Bangladesh Telegraph and Telephone Board (BTTB) is developing communication facilities with modern technology, Communications with the outside world are also being developed. Private sector operations in the rural telecommunications, paging, cellular telephones and reverine radio trucking have already been allowed. BTTB has already started providing VSAT (Very Small Aperture Terminals) facilities to the private sector. In the meantime two private companies have been given license for providing telecommunication in 390 thanks, till now they have covered 221 upa-zillas. So far licenses have been issued to four private operators for cellular or mobile telephone services in the country.

Air Transportation

In air transport, the government has given provisional domestic air transport operating licenses to six private companies for STOL Services. Seven airports have been refurnished to cater to their needs. International air & cargo transport in the private sector is now allowed for operation in Bangladesh.

Electronics

Bangladesh's experience in basic electronics spans over two decades. In recent years, European and Asian electronic firms have established technical collaboration with their Bangladeshi counterparts to produce some electronic goods at competitive prices. This has tremendous potentiality for expansion.

Light engineering industries

Light industries in Bangladesh produce a multitude of labour intensive goods including toys, consumer items, small tools and paper products for the domestic market. Further development of these industries offers various investment opportunities.

Export oriented production in light industries has gained momentum in the past few years. Entrepreneurs from Hong Kong, Japan and Korea have taken advantage of Bangladesh's cheap and easily trainable labour and its infrastructure facilities to manufacture products for the export market.

Tourism

With growing international interest in travelling through Asia tourism is taking roots in Bangladesh. Bangladesh offers a variety of historically significant and culturally unique sites for tourists. Sylhet's tea gardens, Cox's Bazar sea-beach, the Royal Bengal Tiger, Deer and the Sundarbans, the largest mangrove forest in the world with unique bio-diversity offer tourist attractions. Ancient mosques, Buddhist monasteries, Hindu temples, monuments and other landmarks dot the countryside. Additional hotel and resort facilities could be created for attracting tourists from home and abroad. Dhaka and Chittagong also have an unmet demand for additional hotel rooms, restaurants, entertainment and recreational facilities.

Agriculture

Raw jute, tea, tobacco, vegetables, spices and tropical fruits are the key potential products. Agiculture is the biggest private sector operation contributing 35% of GDP. The government has gradually removed the contsraints imposed by state intervention deregulated and liberalised the markets to allow further private participation particularly in the supply of imputs and distribution of outpus. The govenment has drastically rediced duties and taxes on a rage of agriculture imputs. Fertizer is exempted from customs duties and VAT.

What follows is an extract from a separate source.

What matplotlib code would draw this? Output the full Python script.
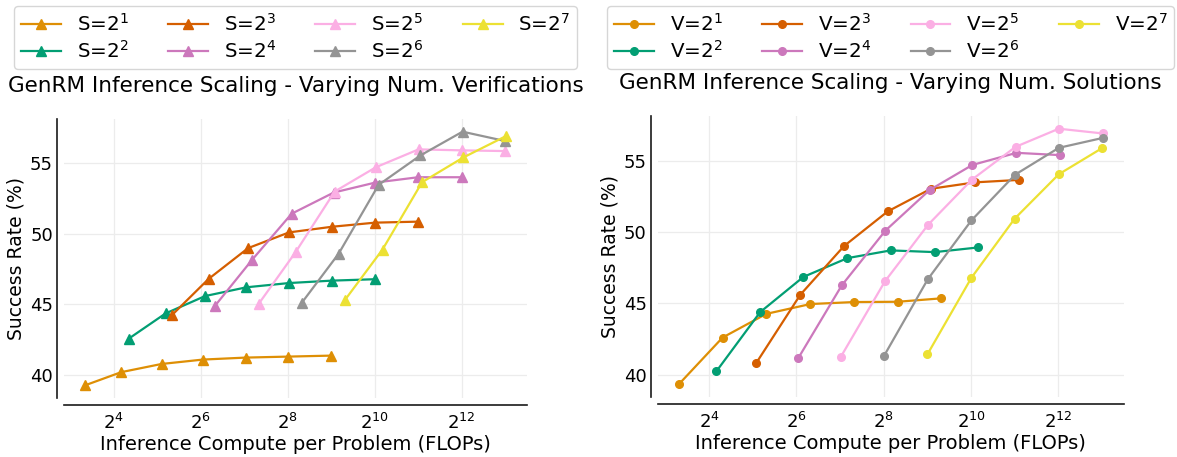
import numpy as np
import matplotlib
matplotlib.use("Agg")
import matplotlib.pyplot as plt

# -----------------------------
# Data (log2 of compute per problem, success rate %)
# -----------------------------
exps = [1, 2, 3, 4, 5, 6, 7]
colors = ["#de8f05", "#029e73", "#d55e00", "#cc78bc", "#fbafe4", "#949494", "#ece133"]

# left panel: varying number of verifications, one line per S
left_log2x = [
    [3.34, 4.17, 5.10, 6.05, 7.03, 8.01, 9.00],
    [4.34, 5.19, 6.10, 7.05, 8.03, 9.01, 10.00],
    [5.33, 6.18, 7.09, 8.03, 9.02, 10.01, 10.99],
    [6.33, 7.18, 8.09, 9.06, 10.01, 11.00, 12.00],
    [7.33, 8.18, 9.08, 10.03, 11.01, 12.00, 12.99],
    [8.32, 9.17, 10.09, 11.05, 12.02, 13.00],
    [9.32, 10.18, 11.09, 12.04, 13.02],
]
left_y = [
    [39.27, 40.20, 40.78, 41.09, 41.23, 41.30, 41.37],
    [42.56, 44.35, 45.58, 46.20, 46.50, 46.67, 46.77],
    [44.21, 46.79, 48.97, 50.08, 50.48, 50.77, 50.84],
    [44.90, 48.14, 51.40, 52.90, 53.60, 53.98, 53.98],
    [45.02, 48.68, 52.97, 54.69, 55.95, 55.88, 55.83],
    [45.09, 48.57, 53.44, 55.52, 57.20, 56.54],
    [45.32, 48.87, 53.63, 55.38, 56.89],
]

# right panel: varying number of solutions, one line per V
right_log2x = [
    [3.31, 4.31, 5.31, 6.32, 7.32, 8.32, 9.32],
    [4.17, 5.17, 6.16, 7.17, 8.16, 9.17, 10.17],
    [5.08, 6.09, 7.09, 8.09, 9.08, 10.09, 11.09],
    [6.04, 7.04, 8.04, 9.05, 10.03, 11.04, 12.03],
    [7.02, 8.03, 9.02, 10.02, 11.02, 12.01, 13.01],
    [8.01, 9.01, 10.01, 11.01, 12.01, 13.01],
    [9.00, 10.01, 11.00, 12.01, 13.00],
]
right_y = [
    [39.32, 42.59, 44.25, 44.94, 45.08, 45.10, 45.34],
    [40.23, 44.37, 46.84, 48.16, 48.70, 48.58, 48.91],
    [40.80, 45.59, 49.00, 51.43, 53.02, 53.47, 53.64],
    [41.13, 46.25, 50.09, 52.93, 54.69, 55.54, 55.38],
    [41.25, 46.54, 50.51, 53.66, 55.96, 57.23, 56.90],
    [41.32, 46.68, 50.81, 54.01, 55.89, 56.58],
    [41.41, 46.79, 50.93, 54.04, 55.87],
]

xticks = [2**4, 2**6, 2**8, 2**10, 2**12]
xticklabels = ["$2^{4}$", "$2^{6}$", "$2^{8}$", "$2^{10}$", "$2^{12}$"]
yticks = [40, 45, 50, 55]

titles = ["GenRM Inference Scaling - Varying Num. Verifications",
          "GenRM Inference Scaling - Varying Num. Solutions"]

# -----------------------------
# Setup figure
# -----------------------------
plt.rcParams["font.family"] = ["DejaVu Sans"]
plt.rcParams["mathtext.fontset"] = "dejavusans"

fig = plt.figure(figsize=(11.77, 4.57), dpi=100)
ax_l = fig.add_axes([0.0544, 0.1291, 0.3934, 0.6105])
ax_r = fig.add_axes([0.5588, 0.1313, 0.3959, 0.6150])

panels = [
    (ax_l, left_log2x, left_y, "S", "^", 6.5),
    (ax_r, right_log2x, right_y, "V", "o", 5.5),
]

for k, (ax, xs, ys, sym, mk, ms) in enumerate(panels):
    for i, e in enumerate(exps):
        ax.plot(np.power(2.0, xs[i]), ys[i], color=colors[i], marker=mk,
                markersize=ms, linewidth=1.6, label=f"{sym}=$2^{{{e}}}$")
    ax.set_xscale("log", base=2)
    ax.set_xticks(xticks)
    ax.set_xticklabels(xticklabels)
    ax.minorticks_off()
    ax.set_yticks(yticks)
    ax.tick_params(axis="both", length=0, labelsize=13)
    ax.tick_params(axis="x", pad=6)
    ax.tick_params(axis="y", pad=3)
    ax.grid(True, color="#ececec", linewidth=0.9)
    ax.set_axisbelow(True)
    for s in ["top", "right"]:
        ax.spines[s].set_visible(False)
    for s in ["left", "bottom"]:
        ax.spines[s].set_position(("outward", 5))
        ax.spines[s].set_color("#1a1a1a")
        ax.spines[s].set_linewidth(1.2)
    ax.set_xlabel("Inference Compute per Problem (FLOPs)", fontsize=14, labelpad=1)
    ax.set_ylabel("Success Rate (%)", fontsize=13.5, labelpad=3)
    ax.set_title(titles[k], fontsize=15.5, pad=19.5)

    # legend above the title, at the same figure height for both panels
    bb = ax.get_position()
    ax.legend(loc="lower center", bbox_to_anchor=(bb.x0 + bb.width / 2, 1 - 69 / 457),
              bbox_transform=fig.transFigure, borderaxespad=0,
              ncol=4, fontsize=14.3, frameon=True, labelspacing=0.28,
              borderpad=0.35)

fig.savefig("out.png", dpi=100)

Bangladesh continues to grow about 2 percent of the world's tea in some 150 plantations on the North-East region of Sylhet. Tropical fruits and vegetables are grown seasonlly and have recently begun to be exported in various forms. Tobacco farming is also well established.

Agro based industries

Bangladesh has the basic attributes for successful agro based industries, namely, rich alluvial soil, a year-round frost free environment, an adequate water supply and an abundance of cheap labour. Increased cultivation of vegetables, spices and tropical fruits now grown in Bangladesh could supply raw materials to local agro processing industries for both domestic and export markets. Progressive agricultural practices, improved marketing techniques and modern processing facilities would enable the agro processing industry to improve its quality and expand production levels significantly. Computer software development, data entry & data processing.

Availability of substantial number of unemployed qualified young people in various branches of engineering, science and technologies have opened up the scope of profitable investment in these sectors. Comparatively short training period and low investment have made such ventures highly profitable.